_Material_:
____
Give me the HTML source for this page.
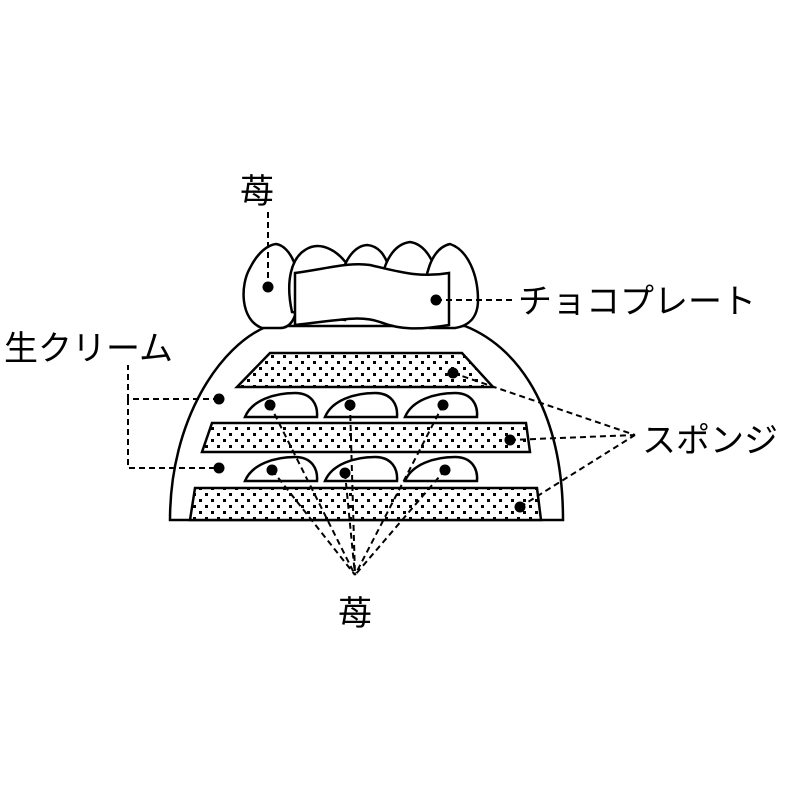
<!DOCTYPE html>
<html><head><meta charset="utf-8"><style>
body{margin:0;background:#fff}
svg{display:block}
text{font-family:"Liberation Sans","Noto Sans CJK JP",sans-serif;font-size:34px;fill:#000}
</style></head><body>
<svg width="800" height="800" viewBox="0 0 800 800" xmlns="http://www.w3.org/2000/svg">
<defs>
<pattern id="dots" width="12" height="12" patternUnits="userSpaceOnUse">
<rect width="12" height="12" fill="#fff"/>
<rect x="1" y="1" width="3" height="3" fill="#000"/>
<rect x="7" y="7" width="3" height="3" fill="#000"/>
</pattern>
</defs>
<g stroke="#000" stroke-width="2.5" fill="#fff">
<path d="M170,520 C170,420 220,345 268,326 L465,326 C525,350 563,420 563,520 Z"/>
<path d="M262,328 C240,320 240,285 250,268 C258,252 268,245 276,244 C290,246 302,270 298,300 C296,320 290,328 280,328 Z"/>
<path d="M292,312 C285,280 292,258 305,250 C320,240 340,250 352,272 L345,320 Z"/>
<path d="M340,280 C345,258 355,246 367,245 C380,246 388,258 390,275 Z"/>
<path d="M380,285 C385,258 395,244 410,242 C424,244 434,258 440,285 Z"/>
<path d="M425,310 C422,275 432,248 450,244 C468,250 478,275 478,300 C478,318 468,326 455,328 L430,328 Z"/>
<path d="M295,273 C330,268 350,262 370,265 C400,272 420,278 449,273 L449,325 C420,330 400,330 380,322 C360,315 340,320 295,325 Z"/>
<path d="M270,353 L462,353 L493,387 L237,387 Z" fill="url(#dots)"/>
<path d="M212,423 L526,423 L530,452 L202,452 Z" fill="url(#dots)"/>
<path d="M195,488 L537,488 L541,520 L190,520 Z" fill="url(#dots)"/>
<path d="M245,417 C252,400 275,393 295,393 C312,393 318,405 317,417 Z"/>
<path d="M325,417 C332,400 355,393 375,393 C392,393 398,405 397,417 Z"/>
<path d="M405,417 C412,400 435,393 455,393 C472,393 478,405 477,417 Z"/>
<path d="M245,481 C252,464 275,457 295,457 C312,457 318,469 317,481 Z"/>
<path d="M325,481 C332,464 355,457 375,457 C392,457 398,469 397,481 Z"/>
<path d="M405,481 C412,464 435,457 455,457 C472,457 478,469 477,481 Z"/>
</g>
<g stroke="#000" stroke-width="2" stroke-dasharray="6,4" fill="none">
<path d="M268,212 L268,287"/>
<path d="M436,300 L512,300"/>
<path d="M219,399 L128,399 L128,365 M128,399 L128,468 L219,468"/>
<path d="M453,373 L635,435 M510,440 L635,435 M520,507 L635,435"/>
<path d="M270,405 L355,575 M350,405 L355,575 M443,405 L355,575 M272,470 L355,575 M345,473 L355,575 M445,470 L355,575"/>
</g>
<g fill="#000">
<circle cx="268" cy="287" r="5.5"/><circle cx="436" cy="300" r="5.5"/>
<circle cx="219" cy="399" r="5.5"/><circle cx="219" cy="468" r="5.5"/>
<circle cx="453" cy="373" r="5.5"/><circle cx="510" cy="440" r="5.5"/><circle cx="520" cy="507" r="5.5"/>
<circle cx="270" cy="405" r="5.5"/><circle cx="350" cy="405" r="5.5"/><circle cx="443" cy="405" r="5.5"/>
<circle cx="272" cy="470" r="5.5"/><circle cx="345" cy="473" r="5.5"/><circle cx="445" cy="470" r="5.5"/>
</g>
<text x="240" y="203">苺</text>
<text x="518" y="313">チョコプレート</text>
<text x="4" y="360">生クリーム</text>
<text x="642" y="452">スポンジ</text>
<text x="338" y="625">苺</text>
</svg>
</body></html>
____
_Work to be completed_:
Pictures are to be left out; repeat all the remaining data exactly.

_The solution_:
Give me the HTML source for this page.
<!DOCTYPE html>
<html><head><meta charset="utf-8"><style>
body{margin:0;background:#fff}
svg{display:block}
text{font-family:"Liberation Sans","Noto Sans CJK JP",sans-serif;font-size:34px;fill:#000}
</style></head><body>
<svg width="800" height="800" viewBox="0 0 800 800" xmlns="http://www.w3.org/2000/svg">
<defs>
<pattern id="dots" width="12" height="12" patternUnits="userSpaceOnUse">
<rect width="12" height="12" fill="#fff"/>
<rect x="1" y="1" width="3" height="3" fill="#000"/>
<rect x="7" y="7" width="3" height="3" fill="#000"/>
</pattern>
</defs>
<g stroke="#000" stroke-width="2.5" fill="#fff">
<path d="M170,520 C170,420 220,345 268,326 L465,326 C525,350 563,420 563,520 Z"/>
<path d="M262,328 C240,320 240,285 250,268 C258,252 268,245 276,244 C290,246 302,270 298,300 C296,320 290,328 280,328 Z"/>
<path d="M292,312 C285,280 292,258 305,250 C320,240 340,250 352,272 L345,320 Z"/>
<path d="M340,280 C345,258 355,246 367,245 C380,246 388,258 390,275 Z"/>
<path d="M380,285 C385,258 395,244 410,242 C424,244 434,258 440,285 Z"/>
<path d="M425,310 C422,275 432,248 450,244 C468,250 478,275 478,300 C478,318 468,326 455,328 L430,328 Z"/>
<path d="M295,273 C330,268 350,262 370,265 C400,272 420,278 449,273 L449,325 C420,330 400,330 380,322 C360,315 340,320 295,325 Z"/>
<path d="M270,353 L462,353 L493,387 L237,387 Z" fill="url(#dots)"/>
<path d="M212,423 L526,423 L530,452 L202,452 Z" fill="url(#dots)"/>
<path d="M195,488 L537,488 L541,520 L190,520 Z" fill="url(#dots)"/>
<path d="M245,417 C252,400 275,393 295,393 C312,393 318,405 317,417 Z"/>
<path d="M325,417 C332,400 355,393 375,393 C392,393 398,405 397,417 Z"/>
<path d="M405,417 C412,400 435,393 455,393 C472,393 478,405 477,417 Z"/>
<path d="M245,481 C252,464 275,457 295,457 C312,457 318,469 317,481 Z"/>
<path d="M325,481 C332,464 355,457 375,457 C392,457 398,469 397,481 Z"/>
<path d="M405,481 C412,464 435,457 455,457 C472,457 478,469 477,481 Z"/>
</g>
<g stroke="#000" stroke-width="2" stroke-dasharray="6,4" fill="none">
<path d="M268,212 L268,287"/>
<path d="M436,300 L512,300"/>
<path d="M219,399 L128,399 L128,365 M128,399 L128,468 L219,468"/>
<path d="M453,373 L635,435 M510,440 L635,435 M520,507 L635,435"/>
<path d="M270,405 L355,575 M350,405 L355,575 M443,405 L355,575 M272,470 L355,575 M345,473 L355,575 M445,470 L355,575"/>
</g>
<g fill="#000">
<circle cx="268" cy="287" r="5.5"/><circle cx="436" cy="300" r="5.5"/>
<circle cx="219" cy="399" r="5.5"/><circle cx="219" cy="468" r="5.5"/>
<circle cx="453" cy="373" r="5.5"/><circle cx="510" cy="440" r="5.5"/><circle cx="520" cy="507" r="5.5"/>
<circle cx="270" cy="405" r="5.5"/><circle cx="350" cy="405" r="5.5"/><circle cx="443" cy="405" r="5.5"/>
<circle cx="272" cy="470" r="5.5"/><circle cx="345" cy="473" r="5.5"/><circle cx="445" cy="470" r="5.5"/>
</g>
<text x="240" y="203">苺</text>
<text x="518" y="313">チョコプレート</text>
<text x="4" y="360">生クリーム</text>
<text x="642" y="452">スポンジ</text>
<text x="338" y="625">苺</text>
</svg>
</body></html>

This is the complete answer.